Taking another approach

By Alex Noble | October 19, 1979

[This best-loved story was recommended by Margaret Bull, a reader, who writes, "Other people may think of a great article about a war ending or an article about the first walk on the moon. I think for many women a story that touches their individual life in some small but significant way holds more value and becomes a cherished memory."]

I am unhappy about something, and so I complain about it to myself, and to others. My friends, meaning well, give me sympathy. Their sympathy makes me feel more justified in my misery, and becomes an invitation to even greater unhappiness. I tell my unhappy story so many times that it becomes invincible, impenetrable. I take all the bricks of my grievances and build a doorless, windowless room around myself–a room without light or air. I come to believe in my unhappiness so completely that I do not hear even the words of one or two wise friends who refuse to accept my sorrows, and suggest that I stop complaining and start doing my best with whatever good is at hand.

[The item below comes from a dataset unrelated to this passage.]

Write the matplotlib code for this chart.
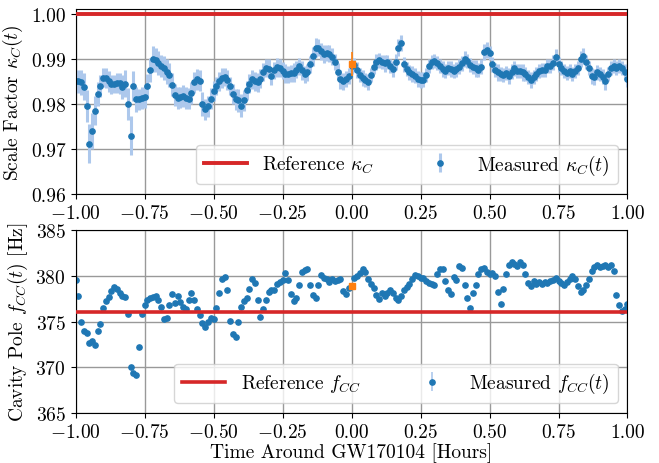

Then, at last, I realize how ridiculous this all is, and how much time, thought, and energy I have been wasting in fruitless negativism. I know better, and resolve to take another approach. My worst failures at trying to make things better must surely be an improvement over my complaints that refuse to see beyond the problem at hand. As Rabinandrath Tagore puts it “When my eyes are filled with tears, I cannot see the stars.” I come to realize that it is a matter of perspective, that misery and complaint only open the way to more misery and complaint, whereas diligent hope and uncomplaining optimism clear out the channels of thought so that true ideas can flow freely toward whatever adjustments, corrections, and enlightenments are needed.